Jets lose uglily

It seems like some in the media and blogosphere want to partly exonerate Antonio Cromartie for his brutal performance in the Jets’ 34-24 loss to the Raiders yesterday. I do not. Sure, at least one of his four penalties was probably a bad call, but most of them weren’t.

Cromartie finished second on the team with five tackles, but that’s generally a bad sign for cornerbacks. Darrelle Revis, for example, finished without a tackle. With Revis playing his typical dominant coverage, the Raiders obviously targeted Cromartie from the start — so much so that it became easy to forget Revis was even playing for long stretches of the game.

But worst of all, Cromartie followed a strong special-teams performance against the Jaguars with a backbreaking boot and bobble of a kickoff that led to the Raiders’ second touchdown in about a minute, a massive momentum shift that doomed Gang Green.

Not long later, Cromartie added injury to ineffectiveness, hobbling into the locker room with what is supposedly a bruised lung.

The Jets’ offense managed 24 points, impressive considering the sad state of their offensive line. Rookie center Colin Baxter played a hell of a lot better than he did against Jacksonville, but was physically overmatched by the Raiders’ strong defensive line on multiple plays.

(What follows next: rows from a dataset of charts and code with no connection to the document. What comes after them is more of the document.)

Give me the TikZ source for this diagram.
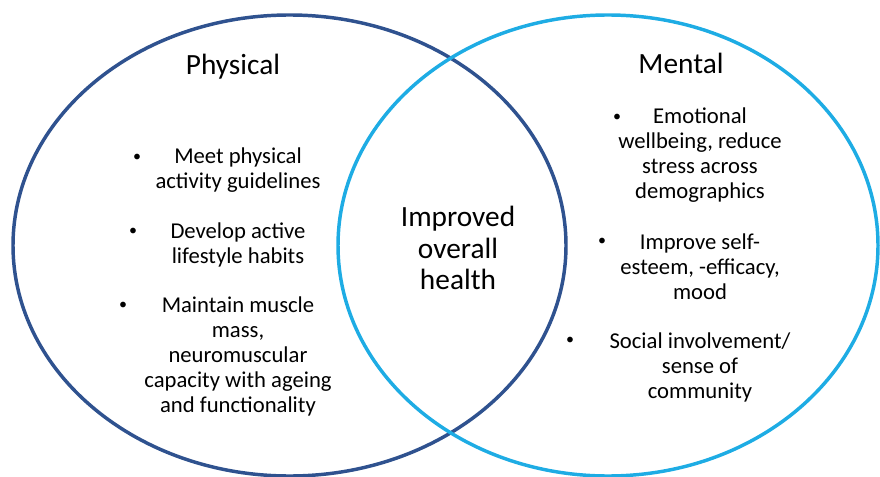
\documentclass[tikz,border=0pt]{standalone}
\usepackage{fontspec}
\setmainfont{Carlito}
\usepackage{tikz}
\usetikzlibrary{positioning}
\usepackage{xcolor}
\definecolor{vnnavy}{RGB}{47,82,143}
\definecolor{vnsky}{RGB}{30,172,228}
\tikzstyle{ring} = [line width=2.6pt]
\tikzstyle{heading} = [font=\fontsize{22}{26}\selectfont, anchor=base]
\tikzstyle{item} = [align=center, inner sep=0pt, font=\fontsize{17}{18.75}\selectfont]
\tikzstyle{dot} = [inner sep=0pt, font=\fontsize{12}{14}\selectfont]
\tikzstyle{core} = [align=center, inner sep=0pt, font=\fontsize{22}{23.6}\selectfont]

\begin{document}
\begin{tikzpicture}[x=0.75pt, y=-0.75pt]
\useasboundingbox (0,0) rectangle (880,477);
% The two circles
\draw[ring, vnnavy] (289.5,245.5) ellipse [x radius=276.5, y radius=230.5];
\draw[ring, vnsky] (608,245.5) ellipse [x radius=270, y radius=230.5];

% Physical side
\node (physical) [heading] at (233,75) {Physical};
\node (p1) [item] at (238,170.5) {Meet physical\\activity guidelines};
\node (p2) [item] at (238,244.5) {Develop active\\lifestyle habits};
\node (p3) [item] at (238,356) {Maintain muscle\\mass,\\neuromuscular\\capacity with ageing\\and functionality};
\node (pd1) [dot] at (137,158) {•};
\node (pd2) [dot] at (133,232) {•};
\node (pd3) [dot] at (123,306) {•};

% Overlap
\node (overall) [core] at (458,248) {Improved\\overall\\health};

% Mental side
\node (mental) [heading] at (681,74) {Mental};
\node (m1) [item] at (700,155.5) {Emotional\\wellbeing, reduce\\stress across\\demographics};
\node (m2) [item] at (700,266.5) {Improve self-\\esteem, -efficacy,\\mood};
\node (m3) [item] at (700,367) {Social involvement/\\sense of\\community};
\node (md1) [dot] at (617,118) {•};
\node (md2) [dot] at (602,242) {•};
\node (md3) [dot] at (570,341) {•};
\end{tikzpicture}
\end{document}
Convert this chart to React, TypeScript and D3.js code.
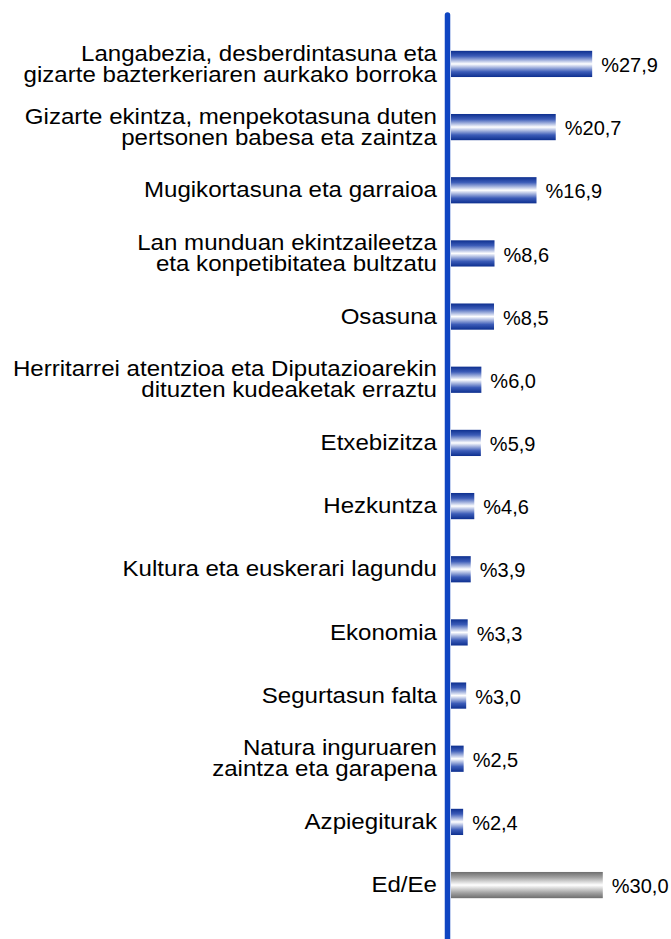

It didn’t help that the rest of the Jets’ offensive line struggled, missing blocks and blowing assignments. The Raiders sacked Mark Sanchez four times. Most of the Jets’ best plays came on roll-out passes and runs outside the tackles, away from the overwhelmed interior linemen.

Sanchez had a good day, considering the constant pressure from the Raiders’ defense. But his lone interception came on an awful decision, throwing on the run to a multiply covered Derrick Mason in the end zone on a broken first-down play.